As the city canceled all contracts with the Trump Organization in the wake of the Jan. 6 riot in Washington, a local nonprofit is worried Wollman Rink will be run by a private company.
The Central Park Conservancy is hoping to take over as operator and is pleading its case. As it is currently in the process of beginning a $100 million reconstruction project on Lasker Rink and Pool, Elizabeth Smith, president and CEO of the Central Park Conservancy, feels it is in the right position to take the reigns at Wollman as well.
It has proposed a $50 million plan to rebuild the rink and maintain it with a new focus on expanded public access and community programming.
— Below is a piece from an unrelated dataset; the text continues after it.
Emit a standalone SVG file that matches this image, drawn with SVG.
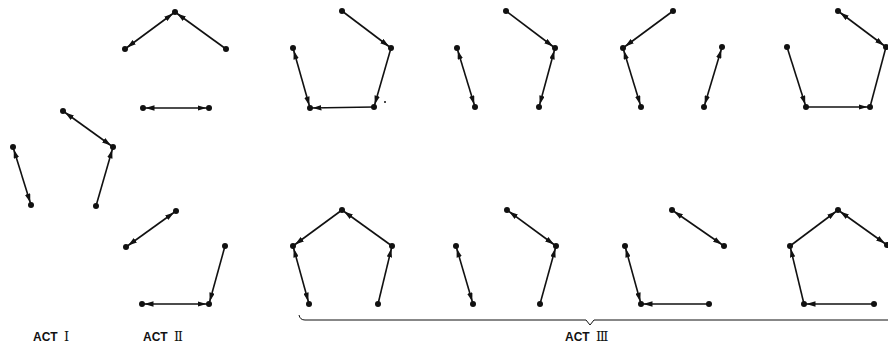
<svg xmlns="http://www.w3.org/2000/svg" width="888" height="351" viewBox="0 0 888 351">
<style>
.e{stroke:#111;stroke-width:1.6;fill:none}
.d circle{fill:#111}
.lbl{font-family:"Liberation Sans","DejaVu Sans",sans-serif;font-size:12px;font-weight:bold;fill:#111}
.rn{font-family:"DejaVu Serif","Liberation Serif",serif;font-weight:normal;font-size:13px;letter-spacing:-1.5px}
.br{stroke:#111;stroke-width:1;fill:none}
</style>
<defs>
<marker id="a" markerUnits="userSpaceOnUse" viewBox="0 0 9 5.5" markerWidth="9" markerHeight="5.5" refX="11.5" refY="2.75" orient="auto-start-reverse">
<path d="M0,0 L9,2.75 L0,5.5 z" fill="#111"/>
</marker>
</defs>
<g id="connectors">
<!-- Act I -->
<line class="e" x1="63" y1="111" x2="113" y2="147" marker-start="url(#a)" marker-end="url(#a)"/>
<line class="e" x1="113" y1="147" x2="96" y2="206" marker-start="url(#a)"/>
<line class="e" x1="13" y1="147" x2="31" y2="205" marker-start="url(#a)" marker-end="url(#a)"/>
<!-- Act II top -->
<line class="e" x1="175" y1="12" x2="125" y2="49" marker-start="url(#a)" marker-end="url(#a)"/>
<line class="e" x1="175" y1="12" x2="226" y2="49" marker-start="url(#a)"/>
<line class="e" x1="143" y1="108" x2="209" y2="108" marker-start="url(#a)" marker-end="url(#a)"/>
<!-- Act II bottom -->
<line class="e" x1="176" y1="211" x2="126" y2="247" marker-start="url(#a)" marker-end="url(#a)"/>
<line class="e" x1="225" y1="246" x2="209" y2="304" marker-end="url(#a)"/>
<line class="e" x1="142" y1="304" x2="209" y2="304" marker-start="url(#a)" marker-end="url(#a)"/>
<!-- Act III top 1 -->
<line class="e" x1="342" y1="11" x2="391" y2="48" marker-end="url(#a)"/>
<line class="e" x1="391" y1="48" x2="374" y2="107" marker-end="url(#a)"/>
<line class="e" x1="374" y1="107" x2="310" y2="108" marker-end="url(#a)"/>
<line class="e" x1="293" y1="48" x2="310" y2="108" marker-start="url(#a)" marker-end="url(#a)"/>
<!-- Act III top 2 -->
<line class="e" x1="506" y1="11" x2="555" y2="48" marker-end="url(#a)"/>
<line class="e" x1="555" y1="48" x2="539" y2="107" marker-start="url(#a)" marker-end="url(#a)"/>
<line class="e" x1="457" y1="48" x2="475" y2="107" marker-start="url(#a)" marker-end="url(#a)"/>
<!-- Act III top 3 -->
<line class="e" x1="673" y1="11" x2="623" y2="48" marker-end="url(#a)"/>
<line class="e" x1="623" y1="48" x2="641" y2="107" marker-start="url(#a)" marker-end="url(#a)"/>
<line class="e" x1="722" y1="47" x2="704" y2="107" marker-start="url(#a)" marker-end="url(#a)"/>
<!-- Act III top 4 -->
<line class="e" x1="838" y1="11" x2="886" y2="47" marker-start="url(#a)" marker-end="url(#a)"/>
<line class="e" x1="886" y1="47" x2="870" y2="107"/>
<line class="e" x1="787" y1="47" x2="806" y2="107" marker-end="url(#a)"/>
<line class="e" x1="806" y1="107" x2="870" y2="107" marker-end="url(#a)"/>
<!-- Act III bottom 1 -->
<line class="e" x1="342" y1="210" x2="293" y2="246" marker-end="url(#a)"/>
<line class="e" x1="342" y1="210" x2="392" y2="246" marker-start="url(#a)"/>
<line class="e" x1="293" y1="246" x2="309" y2="304" marker-start="url(#a)" marker-end="url(#a)"/>
<line class="e" x1="378" y1="304" x2="392" y2="246" marker-end="url(#a)"/>
<!-- Act III bottom 2 -->
<line class="e" x1="507" y1="210" x2="556" y2="246" marker-start="url(#a)" marker-end="url(#a)"/>
<line class="e" x1="540" y1="304" x2="556" y2="246" marker-end="url(#a)"/>
<line class="e" x1="456" y1="246" x2="473" y2="304" marker-start="url(#a)" marker-end="url(#a)"/>
<!-- Act III bottom 3 -->
<line class="e" x1="672" y1="210" x2="724" y2="246" marker-start="url(#a)" marker-end="url(#a)"/>
<line class="e" x1="625" y1="246" x2="641" y2="304" marker-start="url(#a)" marker-end="url(#a)"/>
<line class="e" x1="709" y1="304" x2="641" y2="304" marker-end="url(#a)"/>
<!-- Act III bottom 4 -->
<line class="e" x1="790" y1="246" x2="838" y2="210" marker-end="url(#a)"/>
<line class="e" x1="838" y1="210" x2="887" y2="245" marker-start="url(#a)" marker-end="url(#a)"/>
<line class="e" x1="804" y1="304" x2="790" y2="246" marker-end="url(#a)"/>
<line class="e" x1="874" y1="304" x2="804" y2="304" marker-end="url(#a)"/>
</g>
<g id="act1" class="d">
<circle cx="63" cy="111" r="3"/><circle cx="113" cy="147" r="3"/><circle cx="96" cy="206" r="3"/><circle cx="13" cy="147" r="3"/><circle cx="31" cy="205" r="3"/>
</g>
<g id="act2a" class="d">
<circle cx="175" cy="12" r="3"/><circle cx="125" cy="49" r="3"/><circle cx="226" cy="49" r="3"/><circle cx="143" cy="108" r="3"/><circle cx="209" cy="108" r="3"/>
</g>
<g id="act2b" class="d">
<circle cx="176" cy="211" r="3"/><circle cx="126" cy="247" r="3"/><circle cx="225" cy="246" r="3"/><circle cx="142" cy="304" r="3"/><circle cx="209" cy="304" r="3"/>
</g>
<g id="act3t1" class="d">
<circle cx="342" cy="11" r="3"/><circle cx="391" cy="48" r="3"/><circle cx="374" cy="107" r="3"/><circle cx="310" cy="108" r="3"/><circle cx="293" cy="48" r="3"/><circle cx="385" cy="102" r="1"/>
</g>
<g id="act3t2" class="d">
<circle cx="506" cy="11" r="3"/><circle cx="555" cy="48" r="3"/><circle cx="539" cy="107" r="3"/><circle cx="457" cy="48" r="3"/><circle cx="475" cy="107" r="3"/>
</g>
<g id="act3t3" class="d">
<circle cx="673" cy="11" r="3"/><circle cx="623" cy="48" r="3"/><circle cx="641" cy="107" r="3"/><circle cx="722" cy="47" r="3"/><circle cx="704" cy="107" r="3"/>
</g>
<g id="act3t4" class="d">
<circle cx="838" cy="11" r="3"/><circle cx="886" cy="47" r="3"/><circle cx="870" cy="107" r="3"/><circle cx="787" cy="47" r="3"/><circle cx="806" cy="107" r="3"/>
</g>
<g id="act3b1" class="d">
<circle cx="342" cy="210" r="3"/><circle cx="293" cy="246" r="3"/><circle cx="392" cy="246" r="3"/><circle cx="309" cy="304" r="3"/><circle cx="378" cy="304" r="3"/>
</g>
<g id="act3b2" class="d">
<circle cx="507" cy="210" r="3"/><circle cx="556" cy="246" r="3"/><circle cx="540" cy="304" r="3"/><circle cx="456" cy="246" r="3"/><circle cx="473" cy="304" r="3"/>
</g>
<g id="act3b3" class="d">
<circle cx="672" cy="210" r="3"/><circle cx="724" cy="246" r="3"/><circle cx="625" cy="246" r="3"/><circle cx="641" cy="304" r="3"/><circle cx="709" cy="304" r="3"/>
</g>
<g id="act3b4" class="d">
<circle cx="838" cy="210" r="3"/><circle cx="790" cy="246" r="3"/><circle cx="887" cy="245" r="3"/><circle cx="804" cy="304" r="3"/><circle cx="874" cy="304" r="3"/>
</g>
<g id="brace">
<path class="br" d="M299,315 Q300,320 305,320 L586,320 L590,325 L594,320 L888,320"/>
</g>
<g id="labels">
<text class="lbl" x="33" y="341">ACT <tspan class="rn" dx="3">I</tspan></text>
<text class="lbl" x="143" y="341">ACT <tspan class="rn" dx="3">II</tspan></text>
<text class="lbl" x="565" y="341">ACT <tspan class="rn" dx="3">III</tspan></text>
</g>
</svg>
Additionally, the CPC hopes to use the rink during non-skating season, filling the site with free or low-cost cultural performances from across the city.
Smith recently sent a letter out to their supporters explaining why they should take over the rink.
“As a nonprofit organization managing skating at both rinks, we would be uniquely positioned to ensure that local community use is coordinated and prioritized,” she said. “Our proposal is a long-term solution and, we believe, a sounder financial and social alternative to the city’s approach to award a short-term contract to a commercial operator which will prioritize its own profitability over the public’s interest.”
Ira Millstein, former chairman and life trustee of the Conservancy, described this as a “a once-in-a-generation planning opportunity,” in a letter sent to Mayor Bill de Blasio on March 31.
Millstein is also worried the new contract will go to another private company.
“There is still time for the city to forego a for-profit operator,” Millstein said in the letter. “It should turn again, as it has in the past, to the Central Park Conservancy, which would coordinate Wollman with the Lasker Rink on the Harlem Meer. Wollman and Lasker have always been operated jointly, which is what the Conservancy is offering to continue.
“The Conservancy’s capacity to do what it promises is demonstrated by its continuously successful stewardship of the Park and its ongoing commitment to managing this public space.”
Change in Position
A Parks Department spokesman explained that the Conservancy does not have the experience operating an ice rink at this time. Also, more than a year and a half ago they discussed the future of Wollman Rink with the nonprofit and it was in support of Parks’ process to find a new independent operator.
The spokesman told the West Side Spirit that Parks and CPC engaged in several conversations, but only recently signaled a change in their position.
The Trump Organization paid the city $46 million the past 18 years, but if the Conservancy took over it would get to keep 50% of those funds, which would limit the amount of money the city could make.
“Our goal is to have an experienced operator in place so that there is no disruption in this winter’s skating season at Wollman Rink,” the spokesman said. “The most dependable way to do that is through our competitive process. If we’d gone the route of exploring a sole source agreement with the Central Park Conservancy we would have run a serious risk of not having skating this winter at both Wollman and Lasker rinks, not just Lasker.”
All proposals were due by March 19 and the review process is still ongoing.